Living Trust Benefits
While the benefits of Living Trust-based planning vary from jurisdiction to jurisdiction, the most commonly cited benefit is Probate Court avoidance.
There are three primary drawbacks to Probate. First, the process can cause unnecessary delays in the transfer of assets to beneficiaries. Second, in some jurisdictions, Probate Court expenses are quite high and minimizing those costs will help preserve estate assets. Finally, the probate process can make all of your personal affairs quite public. Given the choice, most people choose to avoid Probate if possible.
Living Trust Drawbacks
As noted above, for a Living Trust to operate as designed it must be funded. If you are not meticulous in ensuring that your Living Trust has either present title to your assets or will have future title to them (e.g., life insurance proceeds), then your estate may not avoid Probate Court. Also, legal fees to create Living Trusts often are higher than the fees to create Will-based estate plans. Accordingly, in some jurisdictions the benefits of avoiding Probate Court are greater than in other jurisdictions.
Living Trust Considerations
The selection of your successor Trustee is one of the key decisions you must make. Common options include appointing a trusted family member or friend, a professional fiduciary or even a combination of the two. There is no right answer, just the one that is right for you.
Make sure your Living Trust incorporates flexible federal estate tax planning. Your Living Trust should be drafted to provide maximum protection from this form of taxation. Even if the estate tax is ever repealed, it can always be reinstated. Warning: Some states may impose their own inheritance or estate taxes, too!

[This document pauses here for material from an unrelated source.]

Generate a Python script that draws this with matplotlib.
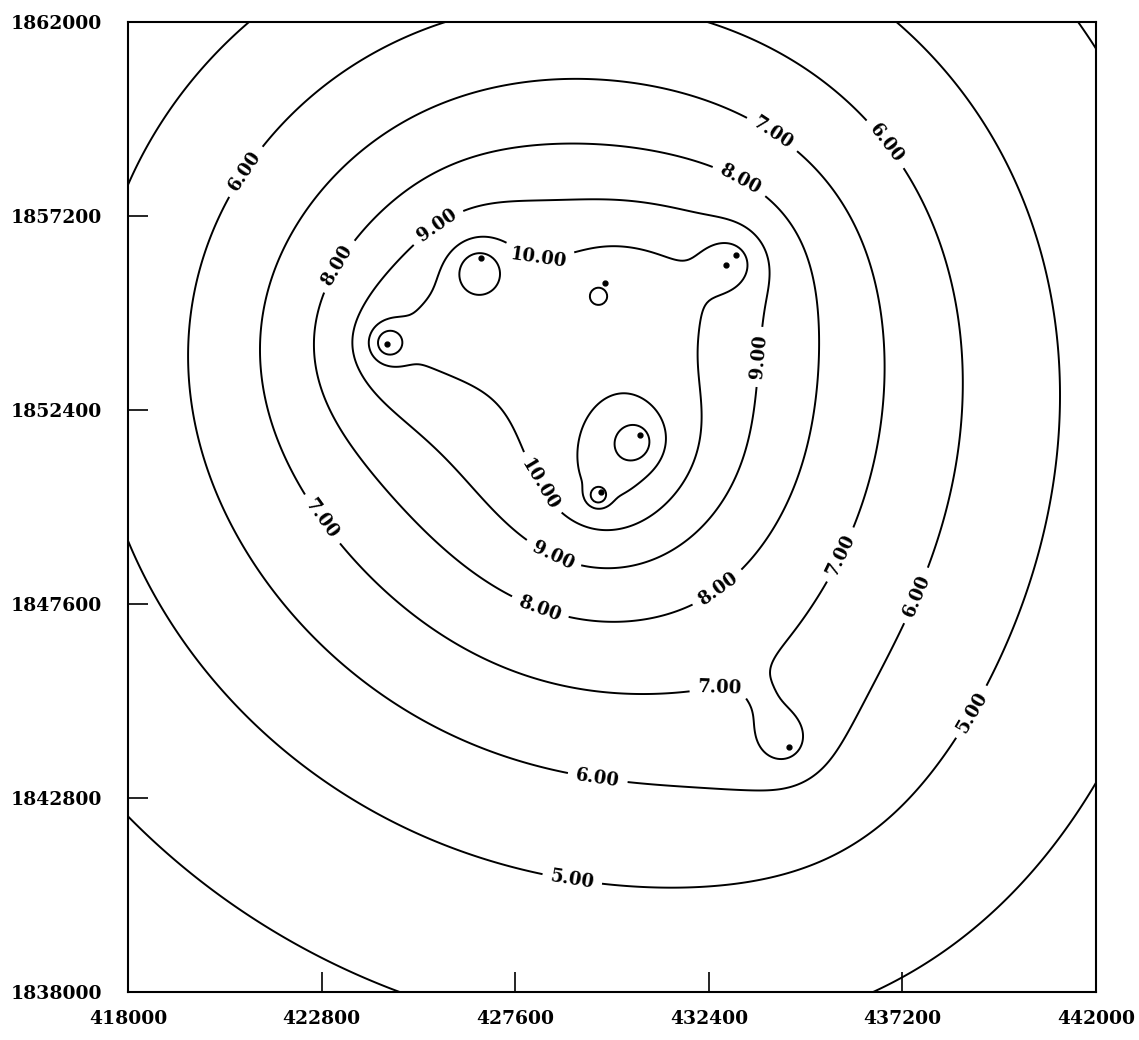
import numpy as np
import matplotlib.pyplot as plt

plt.rcParams['font.family'] = 'DejaVu Serif'

# wells (easting, northing) and their strength
well_x = [424420, 426750, 429825, 433070, 432825, 430690, 429725, 434385]
well_y = [1854035, 1856160, 1855545, 1856235, 1855990, 1851780, 1850370, 1844065]
well_q = [0.80, 0.65, 0.40, 0.37, 0.37, 0.90, 0.80, 0.40]

# local highs on top of the mound: centre, height, radius (m)
peak_x = [424445, 426675, 429650, 432950, 430545, 429650, 434215, 425860, 430690,
          430075, 433865]
peak_y = [1854060, 1855840, 1855220, 1856060, 1851585, 1850275, 1844235, 1854505,
          1855495, 1851040, 1845105]
peak_h = [1.8, 1.45, 0.9, 0.9, 1.2, 1.8, 1.1, 0.4, 0.4, 0.35, 0.25]
peak_r = [310, 455, 150, 495, 345, 175, 420, 1360, 1240, 990, 545]

base_head = 4.0
slope_east = -0.005    # per km, regional
slope_north = -0.003
influence_radius = 15360.0
core_radius = 750.0
# regional bowl around the mound
bowl_x, bowl_y, bowl_r = 429600, 1852650, 15000.0
bowl_a, bowl_b = 0.55, 0.60

levels = [4, 5, 6, 7, 8, 9, 10, 11, 12]
x_ticks = [418000, 422800, 427600, 432400, 437200, 442000]
y_ticks = [1838000, 1842800, 1847600, 1852400, 1857200, 1862000]

# where the contour values get written
label_pos = [
    (420850, 1858340), (423080, 1856040), (425560, 1857100), (428240, 1856610),
    (433990, 1859250), (433170, 1858090), (436820, 1859010), (433670, 1853710),
    (422880, 1849750), (428090, 1850500), (428510, 1848760), (428210, 1847500),
    (432600, 1848020), (435580, 1848860), (432680, 1845180), (437560, 1847800),
    (439120, 1844810), (429630, 1843200), (429010, 1840770),
]

gx, gy = np.meshgrid(np.linspace(x_ticks[0], x_ticks[-1], 481),
                     np.linspace(y_ticks[0], y_ticks[-1], 481))
head = (base_head + slope_east * (gx - 430000) / 1000
        + slope_north * (gy - bowl_y) / 1000)
u2 = ((gx - bowl_x) ** 2 + (gy - bowl_y) ** 2) / bowl_r ** 2
head += -bowl_a * u2 + bowl_b * u2 ** 2
for x0, y0, q in zip(well_x, well_y, well_q):
    rho = np.hypot(np.hypot(gx - x0, gy - y0), core_radius)
    head += q * np.log(influence_radius / rho)
for x0, y0, h, r in zip(peak_x, peak_y, peak_h, peak_r):
    head += h * np.exp(-((gx - x0) ** 2 + (gy - y0) ** 2) / (2 * r ** 2))

fig = plt.figure(figsize=(11.39, 10.4), dpi=100)
ax = fig.add_axes([0.1124, 0.0462, 0.8499, 0.9327])

cs = ax.contour(gx, gy, head, levels=levels, colors='black', linewidths=1.4)
lbls = ax.clabel(cs, manual=label_pos, fmt='%.2f', fontsize=13, inline=True,
                 inline_spacing=10)
for t in lbls:
    t.set_fontweight('bold')

ax.plot(well_x, well_y, 'o', color='black', ms=3.5)

ax.set_xlim(x_ticks[0], x_ticks[-1])
ax.set_ylim(y_ticks[0], y_ticks[-1])
ax.set_xticks(x_ticks)
ax.set_yticks(y_ticks)
ax.set_xticklabels([str(v) for v in x_ticks], fontweight='bold')
ax.set_yticklabels([str(v) for v in y_ticks], fontweight='bold')
ax.tick_params(direction='in', length=14.4, width=1.2, labelsize=13.5,
               top=False, right=False)
ax.tick_params(axis='x', pad=13)
ax.tick_params(axis='y', pad=18.5)
for sp in ax.spines.values():
    sp.set_linewidth(1.5)

fig.savefig('out.png', dpi=100)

Finally, only you know the strengths and weaknesses of your loved ones. Ensure that your Living Trust contains special planning to protect the inheritance both for and from your loved ones, as may be necessary.

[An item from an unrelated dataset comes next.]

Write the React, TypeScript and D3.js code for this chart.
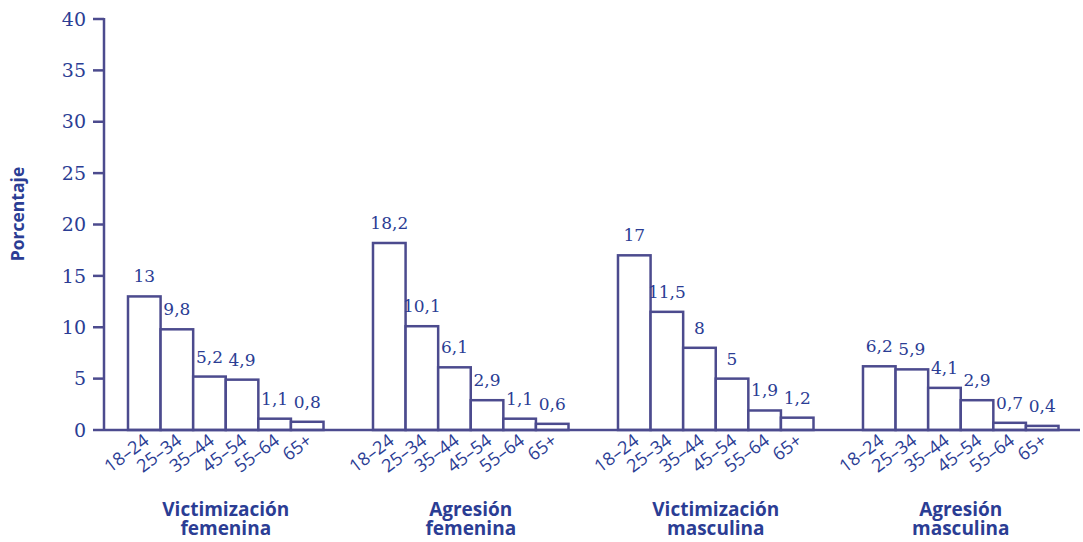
import React from "react";
import * as d3 from "d3";

const groups = [
  ["Victimización", "femenina"],
  ["Agresión", "femenina"],
  ["Victimización", "masculina"],
  ["Agresión", "masculina"],
];
const ageBands = ["18–24", "25–34", "35–44", "45–54", "55–64", "65+"];

const victimizacionFemenina = [13, 9.8, 5.2, 4.9, 1.1, 0.8];
const agresionFemenina = [18.2, 10.1, 6.1, 2.9, 1.1, 0.6];
const victimizacionMasculina = [17, 11.5, 8, 5, 1.9, 1.2];
const agresionMasculina = [6.2, 5.9, 4.1, 2.9, 0.7, 0.4];
const seriesValues = [
  victimizacionFemenina,
  agresionFemenina,
  victimizacionMasculina,
  agresionMasculina,
];

const yTicks = [0, 5, 10, 15, 20, 25, 30, 35, 40];

const W = 1083;
const H = 542;
const TEXT = "#2b3d94";
const LINE = "#4c4b8e";

const fmt = (v: number) => String(v).replace(".", ",");

export default function App() {
  const y = d3.scaleLinear().domain([0, 40]).range([430, 19]);
  const groupKeys = groups.map((_, i) => String(i));
  const x0 = d3.scaleBand<string>().domain(groupKeys).range([128, 1058.5]).paddingInner(0.202).paddingOuter(0);
  const x1 = d3.scaleBand<string>().domain(ageBands).range([0, x0.bandwidth()]).padding(0);

  return (
    <svg
      width={W}
      height={H}
      style={{ position: "absolute", left: 0, top: 0, background: "#fff" }}
    >
      {/* value axis */}
      <line x1={104} x2={104} y1={y(40) - 1} y2={y(0)} stroke={LINE} strokeWidth={2.5} />
      {yTicks.map((t) => (
        <g key={t} transform={`translate(0,${y(t)})`}>
          <line x1={93} x2={104} stroke={LINE} strokeWidth={2.5} />
          <text
            x={86}
            dy="0.35em"
            textAnchor="end"
            fontFamily="'DejaVu Serif', serif"
            fontSize={19}
            fill={TEXT}
          >
            {t}
          </text>
        </g>
      ))}
      <text
        transform={`translate(24,214) rotate(-90)`}
        textAnchor="middle"
        fontFamily="'Open Sans', sans-serif"
        fontWeight={700}
        fontSize={17.5}
        fill={TEXT}
      >
        Porcentaje
      </text>

      {/* bars */}
      {seriesValues.map((vals, gi) => {
        const gx = x0(String(gi)) as number;
        const mid = x0.bandwidth() / 2;
        return (
          <g key={gi} transform={`translate(${gx},0)`}>
            {vals.map((v, i) => {
              const bx = x1(ageBands[i]) as number;
              const cx = bx + x1.bandwidth() / 2;
              return (
                <g key={i}>
                  <rect
                    x={bx}
                    y={y(v)}
                    width={x1.bandwidth()}
                    height={y(0) - y(v)}
                    fill="#fff"
                    stroke={LINE}
                    strokeWidth={2.5}
                  />
                  <text
                    x={cx}
                    y={y(v) - 14}
                    textAnchor="middle"
                    fontFamily="'DejaVu Serif', serif"
                    fontSize={17}
                    fill={TEXT}
                  >
                    {fmt(v)}
                  </text>
                  <text
                    transform={`translate(${cx + 6},443) rotate(-37)`}
                    textAnchor="end"
                    fontFamily="'Open Sans', sans-serif"
                    fontSize={18}
                    fill={TEXT}
                  >
                    {ageBands[i]}
                  </text>
                </g>
              );
            })}
            <text
              x={mid}
              y={516}
              textAnchor="middle"
              fontFamily="'Open Sans', sans-serif"
              fontWeight={700}
              fontSize={19}
              fill={TEXT}
            >
              {groups[gi][0]}
            </text>
            <text
              x={mid}
              y={535}
              textAnchor="middle"
              fontFamily="'Open Sans', sans-serif"
              fontWeight={700}
              fontSize={19}
              fill={TEXT}
            >
              {groups[gi][1]}
            </text>
          </g>
        );
      })}

      {/* baseline */}
      <line x1={104} x2={1080} y1={y(0)} y2={y(0)} stroke={LINE} strokeWidth={2.5} />
    </svg>
  );
}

Trust funding (also known as asset-titling) is the process of placing your assets under the ownership and control of your Revocable Living Trust (Living Trust). It is a vital component of any Living Trust-based estate planning process. Only those assets that are titled in the name of your Living Trust (or that designate your Living Trust as beneficiary, where appropriate) will be controlled by the terms of your Living Trust. Otherwise your assets may be subject to Probate Court, may lose valuable protection from taxes and may not pass to your beneficiaries as specified in your estate plan.

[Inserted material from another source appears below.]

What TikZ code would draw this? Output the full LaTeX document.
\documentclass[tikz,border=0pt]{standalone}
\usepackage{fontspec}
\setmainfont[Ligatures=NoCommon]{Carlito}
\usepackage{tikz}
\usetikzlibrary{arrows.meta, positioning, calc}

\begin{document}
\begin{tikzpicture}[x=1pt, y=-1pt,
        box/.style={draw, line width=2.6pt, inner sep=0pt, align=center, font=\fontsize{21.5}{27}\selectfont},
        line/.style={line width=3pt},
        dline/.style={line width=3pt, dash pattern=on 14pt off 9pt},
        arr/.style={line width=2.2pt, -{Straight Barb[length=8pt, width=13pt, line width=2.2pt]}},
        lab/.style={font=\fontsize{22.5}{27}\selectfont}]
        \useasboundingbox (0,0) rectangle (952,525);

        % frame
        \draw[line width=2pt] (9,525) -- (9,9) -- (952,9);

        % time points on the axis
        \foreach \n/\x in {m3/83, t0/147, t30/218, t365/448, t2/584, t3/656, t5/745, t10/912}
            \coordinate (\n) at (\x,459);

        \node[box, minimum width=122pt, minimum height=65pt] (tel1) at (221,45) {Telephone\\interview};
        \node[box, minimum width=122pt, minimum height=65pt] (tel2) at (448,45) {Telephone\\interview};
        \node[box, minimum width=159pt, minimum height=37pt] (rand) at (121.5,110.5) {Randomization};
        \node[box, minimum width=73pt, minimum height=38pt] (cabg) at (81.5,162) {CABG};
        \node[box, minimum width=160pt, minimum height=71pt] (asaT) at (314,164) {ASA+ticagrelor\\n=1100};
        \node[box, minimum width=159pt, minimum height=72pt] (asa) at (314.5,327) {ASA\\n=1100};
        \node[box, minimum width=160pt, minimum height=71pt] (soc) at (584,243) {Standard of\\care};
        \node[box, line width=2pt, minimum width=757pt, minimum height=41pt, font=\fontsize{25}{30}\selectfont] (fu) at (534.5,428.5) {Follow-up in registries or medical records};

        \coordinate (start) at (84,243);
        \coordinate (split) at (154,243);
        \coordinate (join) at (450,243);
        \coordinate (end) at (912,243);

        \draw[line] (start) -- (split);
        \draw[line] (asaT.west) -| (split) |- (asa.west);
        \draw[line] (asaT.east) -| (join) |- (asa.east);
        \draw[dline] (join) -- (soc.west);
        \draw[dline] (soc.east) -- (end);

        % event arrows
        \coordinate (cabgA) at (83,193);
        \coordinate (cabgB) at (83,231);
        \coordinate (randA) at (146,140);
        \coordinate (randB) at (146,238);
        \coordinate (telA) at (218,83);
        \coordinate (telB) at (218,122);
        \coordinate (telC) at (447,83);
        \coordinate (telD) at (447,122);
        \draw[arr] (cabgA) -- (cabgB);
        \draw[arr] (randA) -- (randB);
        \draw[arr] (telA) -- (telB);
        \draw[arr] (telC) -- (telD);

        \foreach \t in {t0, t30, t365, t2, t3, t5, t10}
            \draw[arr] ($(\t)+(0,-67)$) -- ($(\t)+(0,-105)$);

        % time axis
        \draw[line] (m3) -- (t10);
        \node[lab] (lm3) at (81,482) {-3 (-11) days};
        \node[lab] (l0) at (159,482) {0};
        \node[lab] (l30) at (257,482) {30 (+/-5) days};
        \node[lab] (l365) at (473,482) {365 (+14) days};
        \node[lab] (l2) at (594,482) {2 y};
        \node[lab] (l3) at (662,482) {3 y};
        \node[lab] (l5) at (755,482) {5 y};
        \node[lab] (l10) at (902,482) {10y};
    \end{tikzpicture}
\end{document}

There are three fundamental steps in the Trust Funding process:
Identify all of your assets by:
Type: For example, is this asset a bond certificate, a certificate of deposit or a publicly-traded stock certificate?
Value: How much is it worth and is it encumbered by debt?
Ownership: Do you own it individually or jointly with a spouse or others?
Transfer ownership to your Living Trust:
Once you have identified your assets, you can begin transferring ownership to your Living Trust by sending written notice to the various institutions involved. In that notice you identify the asset, the name of your Living Trust and then request the change of ownership or beneficiary designation. Note: Do not be surprised if they respond with a request for completion of their own in-house form.
Maintain your Trust Funding:
As you acquire additional assets, be sure to title them in the name of your Living Trust or use the appropriate beneficiary designation from the outset.
Here is a review of some assets requiring special attention:
Your Personal Residence: Even if there is a mortgage against your residence, federal law (The Garn-St. Germain Depository Institutions Act of 1982) allows you to transfer your residence to your Living Trust when the loan is federally-backed.
Other Real Estate: If you have debt against any other type of real estate, first contact the lender to obtain permission to transfer ownership to your Living Trust. The federal law protecting transfer of your personal residence does not extend to your investment real estate. Failure to obtain prior approval could result in an acceleration of payments.
Life Insurance: If you name your Living Trust as the beneficiary of all of your existing and future life insurance policies, then the proceeds will be administered and distributed according to the terms of your Living Trust.
[Note: Because the death proceeds will be included in the value of your estate, consider establishing an Irrevocable Trust as owner and beneficiary.]
Qualified Retirement Plans: There are many complex tax and non-tax consequences attending any beneficiary designation option you may select.
Bottom line: Make no decision without appropriate legal counsel. One mistake could spell disaster!